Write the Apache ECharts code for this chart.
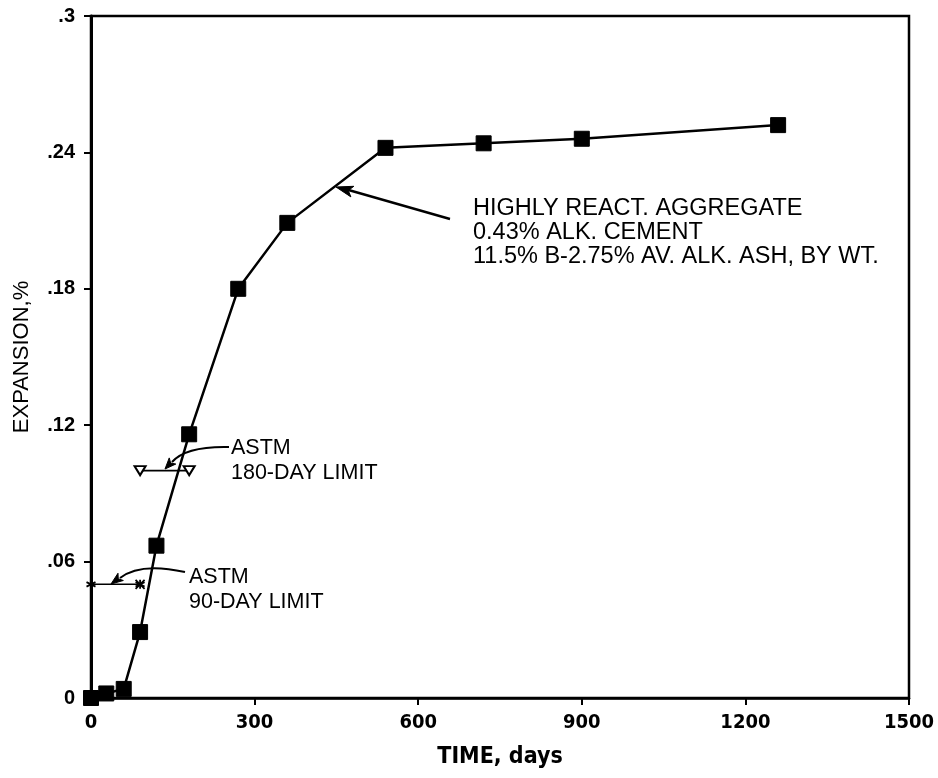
<!DOCTYPE html>
<html><head><meta charset="utf-8">
<script src="https://cdn.jsdelivr.net/npm/echarts@6/dist/echarts.min.js"></script>
<style>html,body{margin:0;padding:0;background:#fff}#c{width:938px;height:778px}</style>
</head><body><div id="c"></div>
<script>
// ---- data ----
const timeDays = [0, 28, 60, 90, 120, 180, 270, 360, 540, 720, 900, 1260];
const expansion = [0, 0.002, 0.004, 0.029, 0.067, 0.116, 0.180, 0.209, 0.242, 0.244, 0.246, 0.252];
const limit90Days = [0, 90];
const limit90Values = [0.05, 0.05];
const limit180Days = [90, 180];
const limit180Values = [0.10, 0.10];
const xTickLabels = ['0', '300', '600', '900', '1200', '1500'];
const yTickLabels = ['0', '.06', '.12', '.18', '.24', '.3'];
const mainLabel = ['HIGHLY REACT. AGGREGATE', '0.43% ALK. CEMENT', '11.5% B-2.75% AV. ALK. ASH, BY WT.'];
const label180 = ['ASTM', '180-DAY LIMIT'];
const label90 = ['ASTM', '90-DAY LIMIT'];

const zip = (xs, ys) => xs.map((x, i) => [x, ys[i]]);

const chart = echarts.init(document.getElementById('c'), null, {renderer: 'canvas'});
const SANS = '"Liberation Sans", Arial, Helvetica, sans-serif';
const NARROW = '"Liberation Sans Narrow", "DejaVu Sans Condensed", sans-serif';

function arrowHead(tipX, tipY, fromX, fromY, len, half) {
  const dx = tipX - fromX, dy = tipY - fromY;
  const d = Math.hypot(dx, dy);
  const ux = dx / d, uy = dy / d;
  const px = -uy, py = ux;
  const bx = tipX - ux * len, by = tipY - uy * len;
  const nx = tipX - ux * len * 0.75, ny = tipY - uy * len * 0.75;
  return {
    type: 'polygon', z: 100,
    shape: {points: [[tipX, tipY], [bx + px * half, by + py * half], [nx, ny], [bx - px * half, by - py * half]]},
    style: {fill: '#000', stroke: '#000', lineWidth: 1}
  };
}
function txt(x, y, s, size) {
  return {type: 'text', z: 100, style: {x: x, y: y, text: s, font: size + 'px ' + SANS, fill: '#000', verticalAlign: 'middle', align: 'left'}};
}

const graphics = [];
// main label
mainLabel.forEach((s, i) => graphics.push(txt(473, 209 + i * 24, s, 23.5)));
graphics.push({type: 'line', z: 100, shape: {x1: 450, y1: 219, x2: 345, y2: 189}, style: {stroke: '#000', lineWidth: 2.5}});
graphics.push(arrowHead(336, 187, 450, 219, 17, 5.5));
// 180-day label
label180.forEach((s, i) => graphics.push(txt(231, 448 + i * 25, s, 21.5)));
graphics.push({type: 'bezierCurve', z: 100, shape: {x1: 229, y1: 447, cpx1: 186, cpy1: 446, x2: 172, y2: 462}, style: {stroke: '#000', lineWidth: 2, fill: null}});
graphics.push(arrowHead(165, 469, 180, 453, 11, 4.5));
// 90-day label
label90.forEach((s, i) => graphics.push(txt(189, 577 + i * 25, s, 21.5)));
graphics.push({type: 'bezierCurve', z: 100, shape: {x1: 185, y1: 572, cpx1: 140, cpy1: 562, x2: 120, y2: 578}, style: {stroke: '#000', lineWidth: 2, fill: null}});
graphics.push(arrowHead(111, 584, 130, 570, 12, 4.5));

chart.setOption({
  animation: false,
  backgroundColor: '#fff',
  grid: {left: 91, right: 29, top: 16, bottom: 80, show: true, borderColor: '#000', borderWidth: 2.5, backgroundColor: 'transparent'},
  xAxis: {
    type: 'value', min: 0, max: 1500, interval: 300,
    axisLine: {lineStyle: {color: '#000', width: 2.5}},
    axisTick: {inside: false, length: 7, lineStyle: {color: '#000', width: 2}},
    axisLabel: {color: '#000', fontFamily: NARROW, fontWeight: 'bold', fontSize: 20, margin: 15,
      formatter: v => xTickLabels[Math.round(v / 300)]},
    splitLine: {show: false},
    name: 'TIME, days', nameLocation: 'middle', nameGap: 48,
    nameTextStyle: {color: '#000', fontFamily: NARROW, fontWeight: 'bold', fontSize: 23}
  },
  yAxis: {
    type: 'value', min: 0, max: 0.3, interval: 0.06,
    axisLine: {lineStyle: {color: '#000', width: 3}},
    axisTick: {inside: false, length: 7, lineStyle: {color: '#000', width: 2}},
    axisLabel: {color: '#000', fontFamily: SANS, fontWeight: 'bold', fontSize: 20, margin: 16,
      formatter: v => yTickLabels[Math.round(v / 0.06)]},
    splitLine: {show: false},
    name: 'EXPANSION,%', nameLocation: 'middle', nameGap: 58,
    nameTextStyle: {color: '#000', fontFamily: SANS, fontSize: 22}
  },
  series: [
    {
      type: 'line', data: zip(limit90Days, limit90Values), z: 3,
      lineStyle: {color: '#000', width: 1.5},
      symbol: 'path://M0,-10L0,10M-8.66,-5L8.66,5M-8.66,5L8.66,-5', symbolSize: 9,
      itemStyle: {color: '#000', borderColor: '#000', borderWidth: 1.8}
    },
    {
      type: 'line', data: [zip(limit90Days, limit90Values)[1]], z: 3,
      lineStyle: {width: 0},
      symbol: 'path://M-1,-1L1,1M-1,1L1,-1', symbolSize: 9,
      itemStyle: {color: '#000', borderColor: '#000', borderWidth: 1.8}
    },
    {
      type: 'line', data: zip(limit180Days, limit180Values), z: 3,
      lineStyle: {color: '#000', width: 1.8},
      symbol: 'triangle', symbolRotate: 180, symbolSize: [11, 9],
      itemStyle: {color: '#fff', borderColor: '#000', borderWidth: 2}
    },
    {
      type: 'line', data: zip(timeDays, expansion), z: 5,
      lineStyle: {color: '#000', width: 2.5},
      symbol: 'rect', symbolSize: 15,
      itemStyle: {color: '#000', borderColor: '#000', borderWidth: 1}
    }
  ],
  graphic: graphics
});
</script>
</body></html>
◆ ◆ ◆ ◆ ◆ ◆ ◆
Your task is to return the lines above, from the first one up to and including the line containing "const zip = (xs, ys)", minus any pictures.

Response:
Write the Apache ECharts code for this chart.
<!DOCTYPE html>
<html><head><meta charset="utf-8">
<script src="https://cdn.jsdelivr.net/npm/echarts@6/dist/echarts.min.js"></script>
<style>html,body{margin:0;padding:0;background:#fff}#c{width:938px;height:778px}</style>
</head><body><div id="c"></div>
<script>
// ---- data ----
const timeDays = [0, 28, 60, 90, 120, 180, 270, 360, 540, 720, 900, 1260];
const expansion = [0, 0.002, 0.004, 0.029, 0.067, 0.116, 0.180, 0.209, 0.242, 0.244, 0.246, 0.252];
const limit90Days = [0, 90];
const limit90Values = [0.05, 0.05];
const limit180Days = [90, 180];
const limit180Values = [0.10, 0.10];
const xTickLabels = ['0', '300', '600', '900', '1200', '1500'];
const yTickLabels = ['0', '.06', '.12', '.18', '.24', '.3'];
const mainLabel = ['HIGHLY REACT. AGGREGATE', '0.43% ALK. CEMENT', '11.5% B-2.75% AV. ALK. ASH, BY WT.'];
const label180 = ['ASTM', '180-DAY LIMIT'];
const label90 = ['ASTM', '90-DAY LIMIT'];

const zip = (xs, ys) => xs.map((x, i) => [x, ys[i]]);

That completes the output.